Conclusion :

La dangerosité des gangs de motards criminalisés échappe encore aux cénacles politiques et à l'opinion publique242 (exception faite du Canada et des pays scandinaves). On peut regretter l'absence de mobilisation des pouvoirs publics, sous-estimant largement le danger et l'influence des organisations criminelles en général et des gangs de motards en particulier. Quand mobilisation il y a, c'est souvent - en France en tout cas - une « mode » liée à un évènement particulier, à une véritable analyse de fond : la Commission d'enquête parlementaire sur l'implantation de la Mafia italienne en France243, créée au lendemain de l'assassinat à Palerme des juges anti-mafia Giovanni Falcone et Paolo Borsellino en été 1992, a fait certaines propositions, jamais concrétisés ; aujourd'hui, la « mode » est aux "Mafias Russes" ; demain sans doute oubliera-t-on les mafieux russes et italiens pour découvrir de nouveaux ennemis... Pour les pouvoirs publics, un problème non-visible est souvent un problème qui n'existe pas (il est parfois officiellement nié).

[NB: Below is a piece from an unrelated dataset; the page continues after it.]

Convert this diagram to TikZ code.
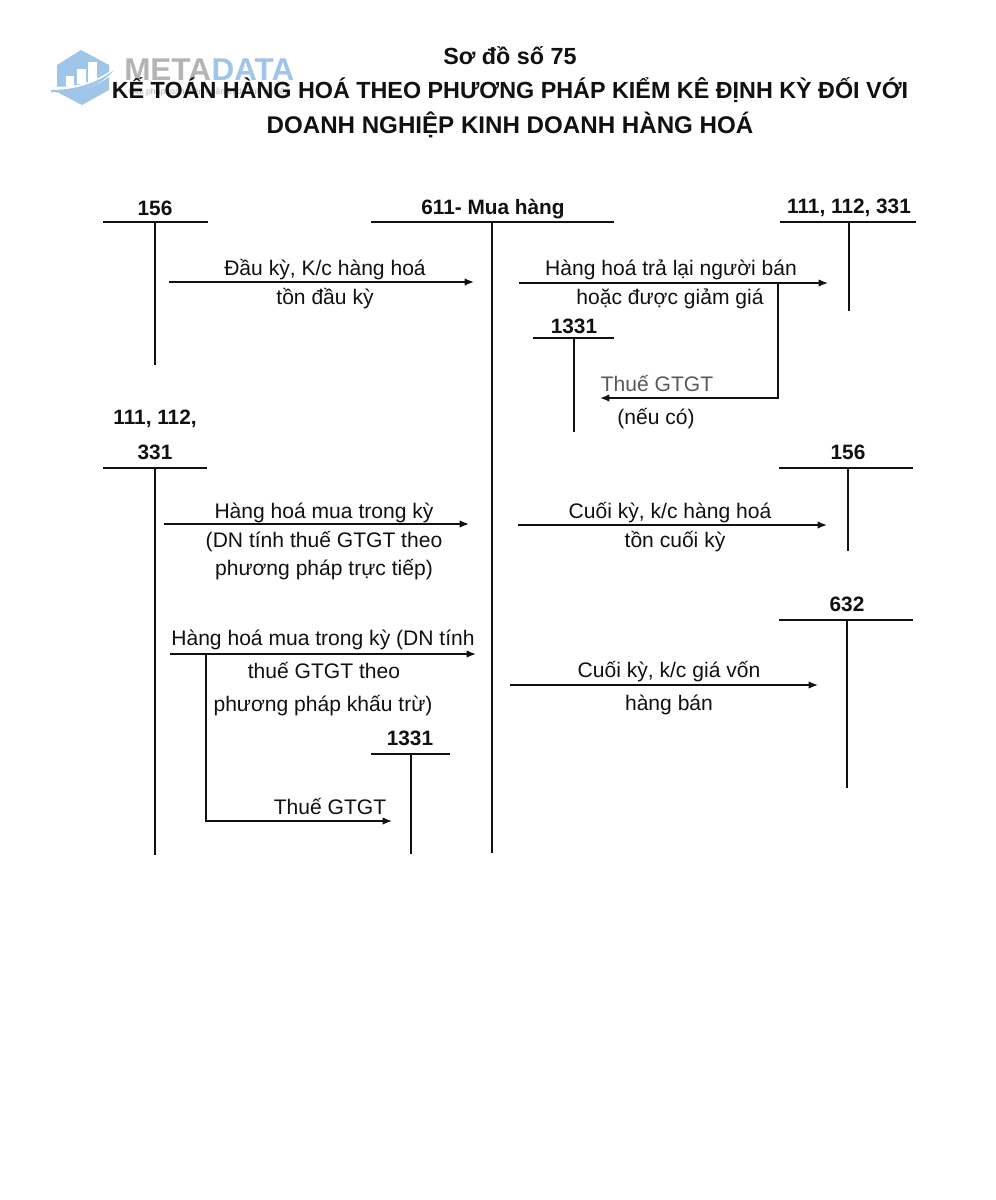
\documentclass[tikz,border=0pt]{standalone}
\usepackage{fontspec}
\setmainfont{Liberation Sans}
\usepackage{tikz}
\usetikzlibrary{arrows.meta}
\definecolor{logoblue}{HTML}{9FC5E8}
\definecolor{logogray}{HTML}{B4B4B4}
\definecolor{inkblack}{HTML}{111111}

\begin{document}
\begin{tikzpicture}[x=0.75pt,y=-0.75pt,every node/.style={text=inkblack}]
\tikzset{titletext/.style = {font=\bfseries\fontsize{17.5}{20}\selectfont,inner sep=0pt}}
\tikzset{acct/.style = {font=\bfseries\fontsize{15.6}{16}\selectfont,inner sep=0pt}}
\tikzset{note/.style = {font=\fontsize{15.8}{16}\selectfont,inner sep=0pt,yshift=-1.2pt}}
\tikzset{rule/.style = {draw=inkblack,line width=1.2pt}}
\tikzset{stem/.style = {draw=inkblack,line width=1.1pt}}
\tikzset{edge/.style = {draw=inkblack,line width=1pt,-{Latex[length=7pt,width=5.5pt]}}}
\useasboundingbox (0,0) rectangle (996,1200);
\fill[white] (0,0) rectangle (996,1200);
% logo
\fill[logoblue] (81,50) -- (109,65) -- (109,90) -- (82,105) -- (57,92) -- (57,65) -- cycle;
\fill[white] (66,76) rectangle (74,86);
\fill[white] (77,69) rectangle (86,84);
\fill[white] (88,62) rectangle (97,82);
\fill[white] (50,86) .. controls (75,89) and (98,81) .. (114,68) -- (114,73) .. controls (98,87) and (75,93) .. (50,92) -- cycle;
\fill[logoblue] (51,90) .. controls (75,90) and (98,83) .. (114,70) .. controls (102,85) and (78,94) .. (51,92) -- cycle;
\node[font=\bfseries\fontsize{23.6}{24}\selectfont,inner sep=0pt,anchor=base west,text=logogray] (logoa) at (124,80) {META};
\node[font=\bfseries\fontsize{23.6}{24}\selectfont,inner sep=0pt,anchor=base west,text=logoblue] (logob) at (logoa.base east) {DATA};
\node[font=\fontsize{6.5}{8}\selectfont,inner sep=0pt,text=logogray] (logoc) at (209,92) {Giải pháp toàn diện quản trị doanh nghiệp};
% title
\node[titletext] (t1) at (510,56) {Sơ đồ số 75};
\node[titletext] (t2) at (510,90) {KẾ TOÁN HÀNG HOÁ THEO PHƯƠNG PHÁP KIỂM KÊ ĐỊNH KỲ ĐỐI VỚI};
\node[titletext,font=\bfseries\fontsize{18.1}{20}\selectfont] (t3) at (510,125) {DOANH NGHIỆP KINH DOANH HÀNG HOÁ};
% accounts
\node[acct] (a156) at (155,208) {156};
\node[acct] (a611) at (493,209) {611- Mua hàng};
\node[acct] (a111) at (849,208) {111, 112, 331};
\node[acct] (a1331) at (574,326) {1331};
\node[acct] (b111) at (155,419) {111, 112,};
\node[acct] (b331) at (155,452) {331};
\node[acct] (b156) at (848,452) {156};
\node[acct] (b632) at (847,604) {632};
\node[acct] (b1331) at (410,738) {1331};
% bars and stems
\coordinate (p1) at (103,222); \coordinate (p2) at (208,222); \coordinate (p3) at (155,222); \coordinate (p4) at (155,365);
\coordinate (q1) at (371,222); \coordinate (q2) at (614,222); \coordinate (q3) at (492,222); \coordinate (q4) at (492,853);
\coordinate (r1) at (780,222); \coordinate (r2) at (916,222); \coordinate (r3) at (849,222); \coordinate (r4) at (849,311);
\coordinate (s1) at (533,338); \coordinate (s2) at (614,338); \coordinate (s3) at (574,338); \coordinate (s4) at (574,432);
\coordinate (u1) at (103,468); \coordinate (u2) at (207,468); \coordinate (u3) at (155,468); \coordinate (u4) at (155,855);
\coordinate (v1) at (779,468); \coordinate (v2) at (913,468); \coordinate (v3) at (848,468); \coordinate (v4) at (848,551);
\coordinate (w1) at (779,620); \coordinate (w2) at (913,620); \coordinate (w3) at (847,620); \coordinate (w4) at (847,788);
\coordinate (x1) at (371,754); \coordinate (x2) at (450,754); \coordinate (x3) at (411,754); \coordinate (x4) at (411,854);
\foreach \k in {p,q,r,s,u,v,w,x} {
  \draw[rule] (\k1) to (\k2);
  \draw[stem] (\k3) to (\k4);
}
% arrows
\coordinate (e1a) at (169,282); \coordinate (e1b) at (474,282);
\coordinate (e2a) at (519,283); \coordinate (e2b) at (828,283);
\coordinate (e3a) at (778,283); \coordinate (e3c) at (778,398); \coordinate (e3b) at (600,398);
\coordinate (e4a) at (164,524); \coordinate (e4b) at (469,524);
\coordinate (e5a) at (518,525); \coordinate (e5b) at (827,525);
\coordinate (e6a) at (170,654); \coordinate (e6b) at (476,654);
\coordinate (e7a) at (206,654); \coordinate (e7c) at (206,821); \coordinate (e7b) at (392,821);
\coordinate (e8a) at (510,685); \coordinate (e8b) at (818,685);
\draw[edge] (e1a) to (e1b);
\draw[edge] (e2a) to (e2b);
\draw[edge] (e3a) -- (e3c) -- (e3b);
\draw[edge] (e4a) to (e4b);
\draw[edge] (e5a) to (e5b);
\draw[edge] (e6a) to (e6b);
\draw[edge] (e7a) -- (e7c) -- (e7b);
\draw[edge] (e8a) to (e8b);
% labels
\node[note] (n1) at (325,268) {Đầu kỳ, K/c hàng hoá};
\node[note] (n2) at (325,297) {tồn đầu kỳ};
\node[note] (n3) at (671,268) {Hàng hoá trả lại người bán};
\node[note] (n4) at (670,297) {hoặc được giảm giá};
\node[note,text=black!65] (n5) at (657,382) {Thuế GTGT};
\node[note] (n6) at (656,417) {(nếu có)};
\node[note] (n7) at (324,511) {Hàng hoá mua trong kỳ};
\node[note] (n8) at (324,540) {(DN tính thuế GTGT theo};
\node[note] (n9) at (324,568) {phương pháp trực tiếp)};
\node[note] (n10) at (670,511) {Cuối kỳ, k/c hàng hoá};
\node[note] (n11) at (675,540) {tồn cuối kỳ};
\node[note] (n12) at (323,638) {Hàng hoá mua trong kỳ (DN tính};
\node[note] (n13) at (324,669) {thuế GTGT theo};
\node[note] (n14) at (323,704) {phương pháp khấu trừ)};
\node[note] (n15) at (330,805) {Thuế GTGT};
\node[note] (n16) at (669,670) {Cuối kỳ, k/c giá vốn};
\node[note] (n17) at (669,703) {hàng bán};
\end{tikzpicture}
\end{document}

Les services de répression locaux, régionaux et internationaux ont cependant su installer des instruments de lutte contre cette forme récente de crime organisé. Une réaction face aux motards existe aussi au niveau international, notamment sous l'impulsion de la Gendarmerie Royale du Canada et de son Service Central de Renseignements Criminels, relayée depuis peu par les services de répression scandinaves. La police canadienne a notamment mis en place en 1999 une "hot-line" téléphonique d'assistance pour la lutte anti-motards et destinée à ses agents confrontés au problème sur le terrain. Depuis les années 70, il existe une structure informelle regroupant les policiers intéressés à la lutte contre les motards : il s'agit du « International Outlaw Motorcycle Gang Investigators Association ». Plus officiellement, I'O.I.P.C.-Interpol a mis en place le projet « Rockers »244 centralisant et diffusant aux services concernés l'ensemble des informations recueillies sur les bandes de motards. Ce projet (repris par Europol au niveau régional) permet également aux policiers de divers pays de se rencontrer, de se connaître et donc de se contacter directement, sans devoir passer par la voie officielle et administrative. Car, en France notamment, la lutte contre les motards est souvent le fait d'individus plus que des services eux-mêmes. On peut parler, pour la France, de 2 ou 3 personnes intéressés au niveau national. C'est actuellement la Direction Centrale des Renseignements Généraux qui s'occupe du problème : mais ces enquêteurs travaillent également sur d'autres dossiers et ont du mal à mobiliser leurs collègues de province pour la remontée d'information. Interrogés pour ce travail, certains craignent que la mobilisation des pouvoirs publics ne survienne qu'en conséquence d'événements sanglants. Il semble regrettable qu'il n'y ait pas, en France, de véritable structure de renseignement criminel tel que l'on en trouve dans d'autres pays245 et que la D.S.T. n'ait même pas de sous-direction, ni d'unité, spécialisées dans les affaires de grande criminalité organisée.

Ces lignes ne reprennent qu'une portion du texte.